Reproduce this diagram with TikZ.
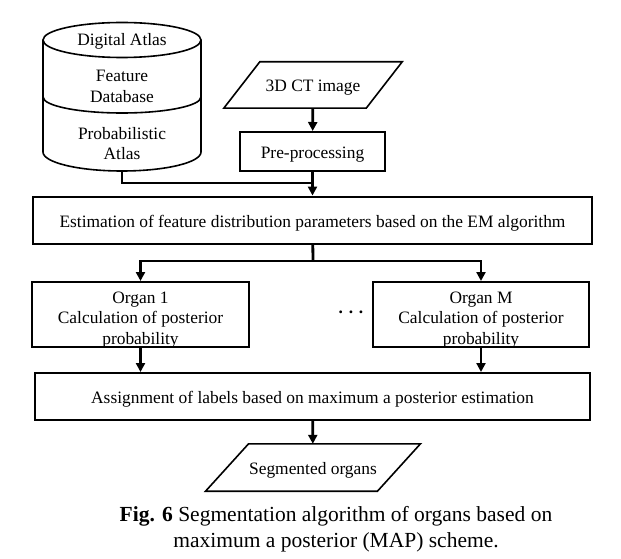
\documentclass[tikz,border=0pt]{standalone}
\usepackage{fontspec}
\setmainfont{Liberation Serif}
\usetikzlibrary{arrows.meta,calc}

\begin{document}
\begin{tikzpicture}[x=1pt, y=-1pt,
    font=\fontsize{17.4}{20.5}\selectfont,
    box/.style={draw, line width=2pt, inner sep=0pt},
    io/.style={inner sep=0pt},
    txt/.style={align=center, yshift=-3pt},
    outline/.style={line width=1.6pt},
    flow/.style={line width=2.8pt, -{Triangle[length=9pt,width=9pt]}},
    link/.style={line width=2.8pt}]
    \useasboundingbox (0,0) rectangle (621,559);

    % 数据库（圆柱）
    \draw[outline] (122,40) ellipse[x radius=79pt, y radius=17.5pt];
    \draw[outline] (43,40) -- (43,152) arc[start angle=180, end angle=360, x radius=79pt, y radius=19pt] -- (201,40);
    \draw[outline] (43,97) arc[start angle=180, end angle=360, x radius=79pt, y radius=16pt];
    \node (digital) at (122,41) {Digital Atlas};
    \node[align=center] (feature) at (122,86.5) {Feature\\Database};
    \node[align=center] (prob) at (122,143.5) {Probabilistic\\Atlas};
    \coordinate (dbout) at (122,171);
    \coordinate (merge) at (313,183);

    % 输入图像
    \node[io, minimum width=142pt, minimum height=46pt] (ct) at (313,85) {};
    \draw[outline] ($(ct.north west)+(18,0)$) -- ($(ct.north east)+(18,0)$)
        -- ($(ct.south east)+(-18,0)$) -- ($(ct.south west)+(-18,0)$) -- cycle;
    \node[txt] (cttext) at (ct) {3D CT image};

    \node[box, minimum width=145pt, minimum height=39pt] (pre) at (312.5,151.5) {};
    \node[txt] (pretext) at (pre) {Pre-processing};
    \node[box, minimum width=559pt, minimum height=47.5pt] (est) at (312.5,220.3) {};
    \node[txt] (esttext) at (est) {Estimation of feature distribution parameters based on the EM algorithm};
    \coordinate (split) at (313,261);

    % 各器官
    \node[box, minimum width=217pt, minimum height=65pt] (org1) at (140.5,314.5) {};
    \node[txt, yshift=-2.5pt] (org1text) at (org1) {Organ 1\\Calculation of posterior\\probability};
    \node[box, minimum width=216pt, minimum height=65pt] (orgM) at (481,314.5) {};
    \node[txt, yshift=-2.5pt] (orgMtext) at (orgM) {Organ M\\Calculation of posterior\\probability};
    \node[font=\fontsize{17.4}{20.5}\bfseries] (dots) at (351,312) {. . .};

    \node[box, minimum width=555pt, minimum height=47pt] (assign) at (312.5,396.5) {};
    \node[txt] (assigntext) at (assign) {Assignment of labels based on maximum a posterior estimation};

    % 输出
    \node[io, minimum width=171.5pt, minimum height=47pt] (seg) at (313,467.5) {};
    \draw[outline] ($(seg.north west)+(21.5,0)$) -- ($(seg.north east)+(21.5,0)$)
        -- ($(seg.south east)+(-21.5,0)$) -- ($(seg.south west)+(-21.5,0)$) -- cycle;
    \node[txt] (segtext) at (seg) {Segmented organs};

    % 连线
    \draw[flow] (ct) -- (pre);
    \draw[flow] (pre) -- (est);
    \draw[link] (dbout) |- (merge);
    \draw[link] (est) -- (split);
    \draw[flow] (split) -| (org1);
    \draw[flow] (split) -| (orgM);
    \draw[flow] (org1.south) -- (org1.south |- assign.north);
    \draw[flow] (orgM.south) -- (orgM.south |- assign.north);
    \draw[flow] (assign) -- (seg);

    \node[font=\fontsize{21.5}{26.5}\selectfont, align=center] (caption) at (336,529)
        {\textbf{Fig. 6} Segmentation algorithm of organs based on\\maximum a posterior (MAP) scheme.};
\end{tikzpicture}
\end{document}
══════
• _Do this_
Leave out the pictures and restate, word for word, the lines from the top of the data through the line containing "(split) at (313,261);", both included.

• _Exercise result_
Reproduce this diagram with TikZ.
\documentclass[tikz,border=0pt]{standalone}
\usepackage{fontspec}
\setmainfont{Liberation Serif}
\usetikzlibrary{arrows.meta,calc}

\begin{document}
\begin{tikzpicture}[x=1pt, y=-1pt,
    font=\fontsize{17.4}{20.5}\selectfont,
    box/.style={draw, line width=2pt, inner sep=0pt},
    io/.style={inner sep=0pt},
    txt/.style={align=center, yshift=-3pt},
    outline/.style={line width=1.6pt},
    flow/.style={line width=2.8pt, -{Triangle[length=9pt,width=9pt]}},
    link/.style={line width=2.8pt}]
    \useasboundingbox (0,0) rectangle (621,559);

    % 数据库（圆柱）
    \draw[outline] (122,40) ellipse[x radius=79pt, y radius=17.5pt];
    \draw[outline] (43,40) -- (43,152) arc[start angle=180, end angle=360, x radius=79pt, y radius=19pt] -- (201,40);
    \draw[outline] (43,97) arc[start angle=180, end angle=360, x radius=79pt, y radius=16pt];
    \node (digital) at (122,41) {Digital Atlas};
    \node[align=center] (feature) at (122,86.5) {Feature\\Database};
    \node[align=center] (prob) at (122,143.5) {Probabilistic\\Atlas};
    \coordinate (dbout) at (122,171);
    \coordinate (merge) at (313,183);

    % 输入图像
    \node[io, minimum width=142pt, minimum height=46pt] (ct) at (313,85) {};
    \draw[outline] ($(ct.north west)+(18,0)$) -- ($(ct.north east)+(18,0)$)
        -- ($(ct.south east)+(-18,0)$) -- ($(ct.south west)+(-18,0)$) -- cycle;
    \node[txt] (cttext) at (ct) {3D CT image};

    \node[box, minimum width=145pt, minimum height=39pt] (pre) at (312.5,151.5) {};
    \node[txt] (pretext) at (pre) {Pre-processing};
    \node[box, minimum width=559pt, minimum height=47.5pt] (est) at (312.5,220.3) {};
    \node[txt] (esttext) at (est) {Estimation of feature distribution parameters based on the EM algorithm};
    \coordinate (split) at (313,261);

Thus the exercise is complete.